Automate bill-paying. Among the first observable signs of cognitive decline when it comes to money is forgetting to pay a bill or paying bills twice. As an adult ages, put as many bills on autopay as possible — for example, an automatic debit from a checking account.
Examine expenses. Create a monthly budget and examine ongoing expenses, such as telephone and cable TV, to determine if they are unnecessarily high. If the person is susceptible to sales pitches, place his or her phone number on the National Do Not Call Registry, donotcall.gov, and opt out of mail advertising at DMAChoice.org.
Get online. Internet access to financial accounts is key, especially for monitoring an elderly relative's finances from afar. "You have that early warning that potentially something is happening that you need to find out about," Beck said. "You can do that from across the country now."
It allows a relative to monitor for odd spending patterns, identity theft and other forms of fraud, which has become a growing problem for the elderly. "You can say, 'Mom, I'm just going to look at your account to make sure nobody is doing anything bad,'" Beck said.
Consolidate. Consolidate accounts into as few as possible. For example, you might combine checking and savings accounts into a single bank and transfer investments to one investment firm. Fewer accounts makes money life easier to manage.

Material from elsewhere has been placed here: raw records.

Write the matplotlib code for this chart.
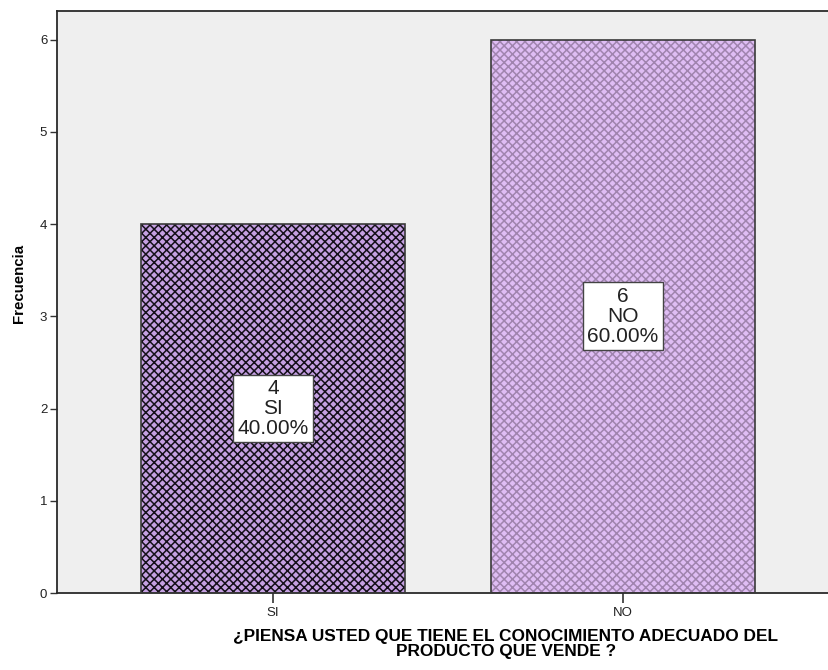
import matplotlib.pyplot as plt

plt.rcParams['font.family'] = ['Liberation Sans', 'DejaVu Sans']

# datos de la pregunta
categorias = ['SI', 'NO']
frecuencias = [4, 6]
porcentajes = [40.00, 60.00]
yticks = [0, 1, 2, 3, 4, 5, 6]

# estilo de cada barra: fondo, trama
fondos = ['#c5a0e2', '#dfbdf4']
tramas = ['#15101a', '#a084ae']

fig = plt.figure(figsize=(8.29, 6.70), dpi=100)
ax = fig.add_axes([57 / 829, 77 / 670, 772 / 829, 582 / 670])
ax.set_facecolor('#efefef')

plt.rcParams['hatch.linewidth'] = 1.1
x = list(range(len(categorias)))
ancho = 0.754
for i, (cat, f) in enumerate(zip(categorias, frecuencias)):
    # relleno con trama
    ax.bar(x[i], f, width=ancho, color=fondos[i], edgecolor=tramas[i],
           hatch='xxxx', linewidth=0, zorder=2)
    # borde de la barra
    ax.bar(x[i], f, width=ancho, color='none', edgecolor='#3a3a3a',
           linewidth=1.2, zorder=3)
    ax.text(x[i], f / 2, f"{f}\n{cat}\n{porcentajes[i]:.2f}%",
            ha='center', va='center', fontsize=15, linespacing=1.08,
            color='#222222', zorder=4,
            bbox=dict(boxstyle='square,pad=0.2', fc='white', ec='#444444', lw=1.0))

ax.set_xlim(-0.617, 1.589)
ax.set_ylim(0, 6.31)
ax.set_xticks(x)
ax.set_xticklabels(categorias, fontsize=9.5, color='#222222')
ax.set_yticks(yticks)
ax.set_yticklabels([str(t) for t in yticks], fontsize=9.5, color='#222222')
ax.tick_params(axis='y', length=5, width=1, color='#333333', pad=2)
ax.tick_params(axis='x', length=7, width=1.2, color='#333333', pad=3)

for lado in ['left', 'top', 'bottom']:
    ax.spines[lado].set_color('#2a2a2a')
    ax.spines[lado].set_linewidth(1.3)
ax.spines['right'].set_visible(False)

ax.set_ylabel('Frecuencia', fontsize=10.8, fontweight='bold')
ax.yaxis.set_label_coords(-0.04, 0.532)

fig.text(506 / 829, 1 - 644 / 670,
         '¿PIENSA USTED QUE TIENE EL CONOCIMIENTO ADECUADO DEL\nPRODUCTO QUE VENDE ?',
         ha='center', va='center', fontsize=12.4, fontweight='bold', linespacing=0.95)

fig.savefig('out.png', dpi=100)
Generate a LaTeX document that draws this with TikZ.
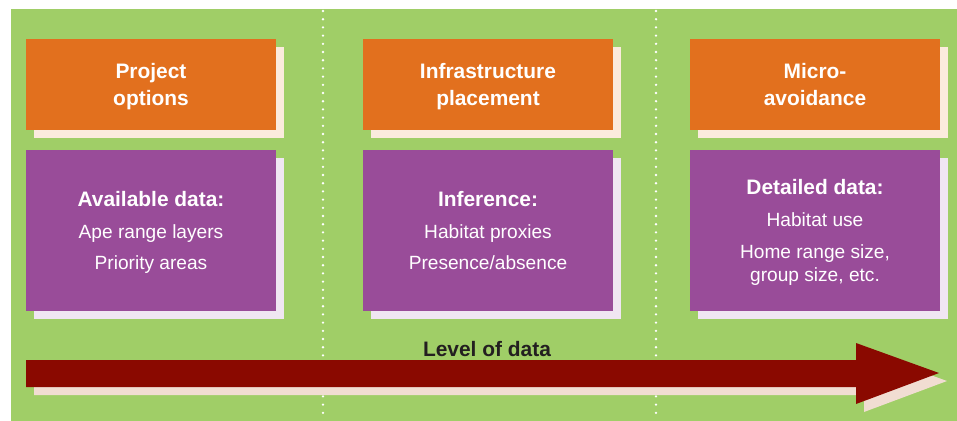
\documentclass[tikz,border=0pt]{standalone}
\usepackage{fontspec}
\setmainfont{Liberation Sans}
\usepackage{tikz}
\usetikzlibrary{shadows}

\definecolor{fieldgreen}{HTML}{A0CE67}
\definecolor{stageorange}{HTML}{E2701E}
\definecolor{stageshade}{HTML}{FBEBDD}
\definecolor{datapurple}{HTML}{994C99}
\definecolor{datashade}{HTML}{F0E6F2}
\definecolor{levelred}{HTML}{8A0900}
\definecolor{levelshade}{HTML}{F1DDD2}
\definecolor{levelink}{HTML}{231F20}

\newcommand{\datahead}{\fontsize{21}{24}\selectfont\bfseries}

\begin{document}
\begin{tikzpicture}[x=1bp, y=-1bp,
    stagebox/.style={fill=stageorange, text=white, align=center, inner sep=0pt,
        minimum width=250bp, minimum height=91bp, text depth=0pt,
        font=\fontsize{21}{27}\selectfont\bfseries,
        drop shadow={shadow xshift=8bp, shadow yshift=-8bp, fill=stageshade, opacity=1}},
    databox/.style={fill=datapurple, text=white, align=center, inner sep=0pt,
        minimum width=250bp, minimum height=161bp, text depth=0pt,
        font=\fontsize{19.2}{24}\selectfont,
        drop shadow={shadow xshift=8bp, shadow yshift=-8bp, fill=datashade, opacity=1}},
    divider/.style={white, line width=2.6bp, line cap=round, dash pattern=on 0pt off 8.2bp}]
    % green field
    \fill[fieldgreen] (11,9) rectangle (960,424);

    % dotted dividers between the three columns
    \coordinate (d1top) at (323,11);
    \coordinate (d1bot) at (323,420);
    \coordinate (d2top) at (656,11);
    \coordinate (d2bot) at (656,420);
    \draw[divider] (d1top) -- (d1bot);
    \draw[divider] (d2top) -- (d2bot);

    % stage of planning (orange)
    \node[stagebox] (S1) at (151,84.5) {Project\\options};
    \node[stagebox] (S2) at (488,84.5) {Infrastructure\\placement};
    \node[stagebox] (S3) at (815,84.5) {Micro-\\avoidance};

    % data needed (purple)
    \node[databox] (D1) at (151,230.5) {{\datahead Available data:}\\[8bp]
        Ape range layers\\[8bp] Priority areas};
    \node[databox] (D2) at (488,230.5) {{\datahead Inference:}\\[8bp]
        Habitat proxies\\[8bp] Presence/absence};
    \node[databox] (D3) at (815,230.5) {{\datahead Detailed data:}\\[8bp]
        Habitat use\\[8bp] Home range size,\\ group size, etc.};

    % level of data arrow, shadow first
    \fill[levelshade] (34,368) -- (864,368) -- (864,351) -- (947,381)
        -- (864,412) -- (864,395) -- (34,395) -- cycle;
    \fill[levelred] (26,360) -- (856,360) -- (856,343) -- (939,373)
        -- (856,404) -- (856,387) -- (26,387) -- cycle;
    \node[font=\datahead, text=levelink] (level) at (487,349) {Level of data};

    % page size
    \pgfresetboundingbox
    \useasboundingbox (0,0) rectangle (957,420);
\end{tikzpicture}
\end{document}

Monitor credit. You can help monitor potential payment defaults and new accounts that may have been opened by going to annualcreditreport.com and accessing the credit report for free from the three major credit bureaus. The person will need to provide his or her Social Security number.
You call pull one free report per year from each of the three credit agencies, so it's a good idea to stagger them, pulling one every four months.
You can also help the person place a security freeze with the credit bureaus, which blocks new accounts from being opened in that person's name without specific permission. Be aware that a credit freeze could be a hassle and cause delays for some activities outside of applying for loans and credit cards, such as signing up for a wireless phone plan.